> _TASK REQUIREMENTS_: Retype the whole listing, please, keeping every line exact and dropping the pictures.

[Data records]
_____

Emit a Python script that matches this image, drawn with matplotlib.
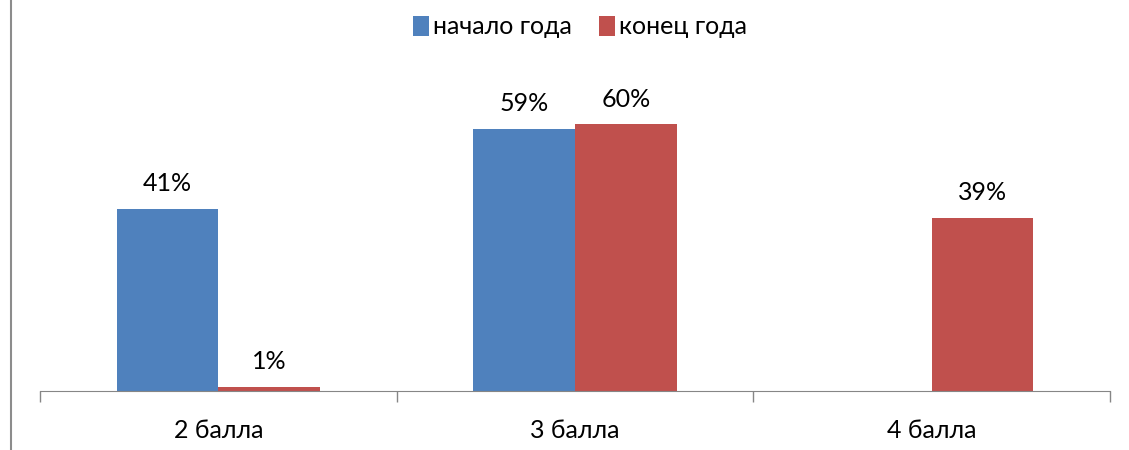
import matplotlib.pyplot as plt
from matplotlib.lines import Line2D
import numpy as np

# data
categories = ["2 балла", "3 балла", "4 балла"]
start_year = [41, 59, 0]
end_year = [1, 60, 39]
series_names = ["начало года", "конец года"]

BLUE = "#4F81BD"
RED = "#C0504D"
GRAY = "#868686"

plt.rcParams['font.family'] = ['Lato', 'DejaVu Sans']
FS = 18


def main():
    fig = plt.figure(figsize=(11.29, 4.5), dpi=100)
    ax = fig.add_axes([40 / 1129, (450 - 391) / 450, 1070 / 1129, 311 / 450])

    x = np.arange(len(categories))
    w = 0.285
    b1 = ax.bar(x - w / 2, start_year, w, color=BLUE, label=series_names[0])
    b2 = ax.bar(x + w / 2, end_year, w, color=RED, label=series_names[1])

    for bars, vals in ((b1, start_year), (b2, end_year)):
        for rect, v in zip(bars, vals):
            if v == 0:
                continue
            ax.annotate(f"{v}%", (rect.get_x() + rect.get_width() / 2, v),
                        xytext=(0, 10), textcoords="offset points",
                        ha="center", va="bottom", fontsize=FS)

    ax.set_xlim(-0.5, len(categories) - 0.5)
    ax.set_ylim(0, 70)
    ax.set_yticks([])
    ax.set_xticks(x)
    ax.set_xticklabels(categories, fontsize=FS)
    ax.set_xticks(np.arange(-0.5, len(categories), 1), minor=True)
    ax.tick_params(axis="x", which="major", length=0, pad=20)
    ax.tick_params(axis="x", which="minor", length=8, color=GRAY, width=1)
    for s in ("top", "right", "left"):
        ax.spines[s].set_visible(False)
    ax.spines["bottom"].set_color(GRAY)

    ax.legend(loc="center", bbox_to_anchor=(580 / 1129, (450 - 27) / 450),
              bbox_transform=fig.transFigure, ncol=2, frameon=False,
              fontsize=FS, handlelength=0.65, handleheight=0.9,
              handletextpad=0.15, columnspacing=1.1)

    fig.add_artist(Line2D([11 / 1129, 11 / 1129], [0, 1], color="#8C8C8C", lw=1.5,
                          transform=fig.transFigure))

    fig.savefig("out.png", dpi=100)


if __name__ == "__main__":
    main()
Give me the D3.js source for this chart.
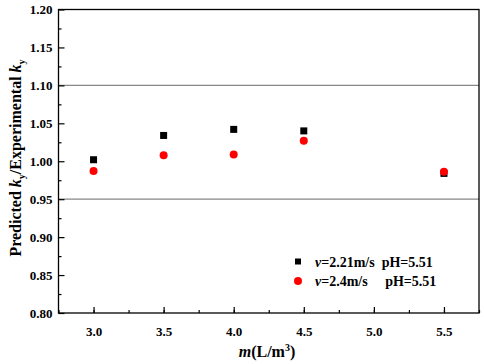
<!DOCTYPE html>
<html><head><meta charset="utf-8">
<script src="https://cdn.jsdelivr.net/npm/d3@7"></script>
<style>body{margin:0;background:#fff}svg{display:block}text{font-family:"Liberation Serif","Times New Roman",serif;font-weight:bold;white-space:pre}</style>
</head><body><svg id="c" width="484" height="364"></svg>
<script>
const mValues = [3.0, 3.5, 4.0, 4.5, 5.5];
const series1 = [1.002, 1.034, 1.042, 1.040, 0.984]; // v=2.21m/s
const series2 = [0.987, 1.008, 1.009, 1.027, 0.986]; // v=2.4m/s
const xTicks = [3.0, 3.5, 4.0, 4.5, 5.0, 5.5];
const yTicks = [0.80, 0.85, 0.90, 0.95, 1.00, 1.05, 1.10, 1.15, 1.20];
const refLines = [1.10, 0.95];

const svg = d3.select("#c");
const L = 58.5, R = 479, T = 9.5, B = 313;
const x = d3.scaleLinear().domain([2.75, 5.75]).range([L, R]);
const y = d3.scaleLinear().domain([0.80, 1.20]).range([B, T]);

svg.selectAll(".ref").data(refLines).enter().append("line")
  .attr("x1", L).attr("x2", R).attr("y1", d => y(d)).attr("y2", d => y(d))
  .attr("stroke", "#888").attr("stroke-width", 1.2);

svg.append("rect").attr("x", L).attr("y", T).attr("width", R - L).attr("height", B - T)
  .attr("fill", "none").attr("stroke", "#000").attr("stroke-width", 1.3);

const xMinor = d3.range(2.75, 5.76, 0.25);
const gx = svg.append("g").attr("transform", `translate(0,${B})`);
gx.call(d3.axisBottom(x).tickValues(xMinor).tickSize(-3).tickFormat(""))
  .call(g => g.select(".domain").remove());
gx.append("g").call(d3.axisBottom(x).tickValues(xTicks).tickSize(-6).tickFormat(d3.format(".1f")).tickPadding(14))
  .call(g => g.select(".domain").remove())
  .call(g => g.selectAll("text").attr("font-size", 13).attr("fill", "#000").attr("font-family", "Liberation Serif").attr("font-weight", "bold"));
gx.selectAll("line").attr("stroke", "#000").attr("stroke-width", 1.2);

const yMinor = d3.range(0.825, 1.2, 0.05);
const gy = svg.append("g").attr("transform", `translate(${L},0)`);
gy.call(d3.axisLeft(y).tickValues(yMinor).tickSize(-3).tickFormat(""))
  .call(g => g.select(".domain").remove());
gy.append("g").call(d3.axisLeft(y).tickValues(yTicks).tickSize(-6).tickFormat(d3.format(".2f")).tickPadding(6))
  .call(g => g.select(".domain").remove())
  .call(g => g.selectAll("text").attr("font-size", 13).attr("fill", "#000").attr("font-family", "Liberation Serif").attr("font-weight", "bold"));
gy.selectAll("line").attr("stroke", "#000").attr("stroke-width", 1.2);

const s = 7;
svg.selectAll(".sq").data(mValues).enter().append("rect")
  .attr("x", (d) => x(d) - s / 2).attr("y", (d, i) => y(series1[i]) - s / 2)
  .attr("width", s).attr("height", s).attr("fill", "#000");
svg.selectAll(".ci").data(mValues).enter().append("circle")
  .attr("cx", d => x(d)).attr("cy", (d, i) => y(series2[i])).attr("r", 4).attr("fill", "#ff0000");

const lg = svg.append("g");
lg.append("rect").attr("x", 295).attr("y", 258.5).attr("width", 6).attr("height", 6).attr("fill", "#000");
lg.append("circle").attr("cx", 298).attr("cy", 281).attr("r", 4).attr("fill", "#ff0000");
const t1 = lg.append("text").attr("x", 315).attr("y", 266.5).attr("font-size", 14);
t1.append("tspan").attr("font-style", "italic").text("v");
t1.append("tspan").text("=2.21m/s  pH=5.51");
const t2 = lg.append("text").attr("x", 315).attr("y", 285.5).attr("font-size", 14);
t2.append("tspan").attr("font-style", "italic").text("v");
t2.append("tspan").text("=2.4m/s     pH=5.51");

const xt = svg.append("text").attr("x", 267).attr("y", 357).attr("text-anchor", "middle").attr("font-size", 16);
xt.append("tspan").attr("font-style", "italic").text("m");
xt.append("tspan").text("(L/m");
xt.append("tspan").text("3").attr("font-size", 10).attr("dy", -6);
xt.append("tspan").text(")").attr("dy", 6);

const yt = svg.append("text").attr("transform", "translate(21,158) rotate(-90)").attr("text-anchor", "middle").attr("font-size", 16);
yt.append("tspan").text("Predicted ");
yt.append("tspan").attr("font-style", "italic").text("k");
yt.append("tspan").text("y").attr("font-size", 10).attr("dy", 4);
yt.append("tspan").text("/Experimental ").attr("dy", -4);
yt.append("tspan").attr("font-style", "italic").text("k");
yt.append("tspan").text("y").attr("font-size", 10).attr("dy", 4);
</script></body></html>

_____

> _THE ANSWER_:
Emit a Python script that matches this image, drawn with matplotlib.
import matplotlib.pyplot as plt
from matplotlib.lines import Line2D
import numpy as np

# data
categories = ["2 балла", "3 балла", "4 балла"]
start_year = [41, 59, 0]
end_year = [1, 60, 39]
series_names = ["начало года", "конец года"]

BLUE = "#4F81BD"
RED = "#C0504D"
GRAY = "#868686"

plt.rcParams['font.family'] = ['Lato', 'DejaVu Sans']
FS = 18


def main():
    fig = plt.figure(figsize=(11.29, 4.5), dpi=100)
    ax = fig.add_axes([40 / 1129, (450 - 391) / 450, 1070 / 1129, 311 / 450])

    x = np.arange(len(categories))
    w = 0.285
    b1 = ax.bar(x - w / 2, start_year, w, color=BLUE, label=series_names[0])
    b2 = ax.bar(x + w / 2, end_year, w, color=RED, label=series_names[1])

    for bars, vals in ((b1, start_year), (b2, end_year)):
        for rect, v in zip(bars, vals):
            if v == 0:
                continue
            ax.annotate(f"{v}%", (rect.get_x() + rect.get_width() / 2, v),
                        xytext=(0, 10), textcoords="offset points",
                        ha="center", va="bottom", fontsize=FS)

    ax.set_xlim(-0.5, len(categories) - 0.5)
    ax.set_ylim(0, 70)
    ax.set_yticks([])
    ax.set_xticks(x)
    ax.set_xticklabels(categories, fontsize=FS)
    ax.set_xticks(np.arange(-0.5, len(categories), 1), minor=True)
    ax.tick_params(axis="x", which="major", length=0, pad=20)
    ax.tick_params(axis="x", which="minor", length=8, color=GRAY, width=1)
    for s in ("top", "right", "left"):
        ax.spines[s].set_visible(False)
    ax.spines["bottom"].set_color(GRAY)

    ax.legend(loc="center", bbox_to_anchor=(580 / 1129, (450 - 27) / 450),
              bbox_transform=fig.transFigure, ncol=2, frameon=False,
              fontsize=FS, handlelength=0.65, handleheight=0.9,
              handletextpad=0.15, columnspacing=1.1)

    fig.add_artist(Line2D([11 / 1129, 11 / 1129], [0, 1], color="#8C8C8C", lw=1.5,
                          transform=fig.transFigure))

    fig.savefig("out.png", dpi=100)


if __name__ == "__main__":
    main()
Give me the D3.js source for this chart.
<!DOCTYPE html>
<html><head><meta charset="utf-8">
<script src="https://cdn.jsdelivr.net/npm/d3@7"></script>
<style>body{margin:0;background:#fff}svg{display:block}text{font-family:"Liberation Serif","Times New Roman",serif;font-weight:bold;white-space:pre}</style>
</head><body><svg id="c" width="484" height="364"></svg>
<script>
const mValues = [3.0, 3.5, 4.0, 4.5, 5.5];
const series1 = [1.002, 1.034, 1.042, 1.040, 0.984]; // v=2.21m/s
const series2 = [0.987, 1.008, 1.009, 1.027, 0.986]; // v=2.4m/s
const xTicks = [3.0, 3.5, 4.0, 4.5, 5.0, 5.5];
const yTicks = [0.80, 0.85, 0.90, 0.95, 1.00, 1.05, 1.10, 1.15, 1.20];
const refLines = [1.10, 0.95];

const svg = d3.select("#c");
const L = 58.5, R = 479, T = 9.5, B = 313;
const x = d3.scaleLinear().domain([2.75, 5.75]).range([L, R]);
const y = d3.scaleLinear().domain([0.80, 1.20]).range([B, T]);

svg.selectAll(".ref").data(refLines).enter().append("line")
  .attr("x1", L).attr("x2", R).attr("y1", d => y(d)).attr("y2", d => y(d))
  .attr("stroke", "#888").attr("stroke-width", 1.2);

svg.append("rect").attr("x", L).attr("y", T).attr("width", R - L).attr("height", B - T)
  .attr("fill", "none").attr("stroke", "#000").attr("stroke-width", 1.3);

const xMinor = d3.range(2.75, 5.76, 0.25);
const gx = svg.append("g").attr("transform", `translate(0,${B})`);
gx.call(d3.axisBottom(x).tickValues(xMinor).tickSize(-3).tickFormat(""))
  .call(g => g.select(".domain").remove());
gx.append("g").call(d3.axisBottom(x).tickValues(xTicks).tickSize(-6).tickFormat(d3.format(".1f")).tickPadding(14))
  .call(g => g.select(".domain").remove())
  .call(g => g.selectAll("text").attr("font-size", 13).attr("fill", "#000").attr("font-family", "Liberation Serif").attr("font-weight", "bold"));
gx.selectAll("line").attr("stroke", "#000").attr("stroke-width", 1.2);

const yMinor = d3.range(0.825, 1.2, 0.05);
const gy = svg.append("g").attr("transform", `translate(${L},0)`);
gy.call(d3.axisLeft(y).tickValues(yMinor).tickSize(-3).tickFormat(""))
  .call(g => g.select(".domain").remove());
gy.append("g").call(d3.axisLeft(y).tickValues(yTicks).tickSize(-6).tickFormat(d3.format(".2f")).tickPadding(6))
  .call(g => g.select(".domain").remove())
  .call(g => g.selectAll("text").attr("font-size", 13).attr("fill", "#000").attr("font-family", "Liberation Serif").attr("font-weight", "bold"));
gy.selectAll("line").attr("stroke", "#000").attr("stroke-width", 1.2);

const s = 7;
svg.selectAll(".sq").data(mValues).enter().append("rect")
  .attr("x", (d) => x(d) - s / 2).attr("y", (d, i) => y(series1[i]) - s / 2)
  .attr("width", s).attr("height", s).attr("fill", "#000");
svg.selectAll(".ci").data(mValues).enter().append("circle")
  .attr("cx", d => x(d)).attr("cy", (d, i) => y(series2[i])).attr("r", 4).attr("fill", "#ff0000");

const lg = svg.append("g");
lg.append("rect").attr("x", 295).attr("y", 258.5).attr("width", 6).attr("height", 6).attr("fill", "#000");
lg.append("circle").attr("cx", 298).attr("cy", 281).attr("r", 4).attr("fill", "#ff0000");
const t1 = lg.append("text").attr("x", 315).attr("y", 266.5).attr("font-size", 14);
t1.append("tspan").attr("font-style", "italic").text("v");
t1.append("tspan").text("=2.21m/s  pH=5.51");
const t2 = lg.append("text").attr("x", 315).attr("y", 285.5).attr("font-size", 14);
t2.append("tspan").attr("font-style", "italic").text("v");
t2.append("tspan").text("=2.4m/s     pH=5.51");

const xt = svg.append("text").attr("x", 267).attr("y", 357).attr("text-anchor", "middle").attr("font-size", 16);
xt.append("tspan").attr("font-style", "italic").text("m");
xt.append("tspan").text("(L/m");
xt.append("tspan").text("3").attr("font-size", 10).attr("dy", -6);
xt.append("tspan").text(")").attr("dy", 6);

const yt = svg.append("text").attr("transform", "translate(21,158) rotate(-90)").attr("text-anchor", "middle").attr("font-size", 16);
yt.append("tspan").text("Predicted ");
yt.append("tspan").attr("font-style", "italic").text("k");
yt.append("tspan").text("y").attr("font-size", 10).attr("dy", 4);
yt.append("tspan").text("/Experimental ").attr("dy", -4);
yt.append("tspan").attr("font-style", "italic").text("k");
yt.append("tspan").text("y").attr("font-size", 10).attr("dy", 4);
</script></body></html>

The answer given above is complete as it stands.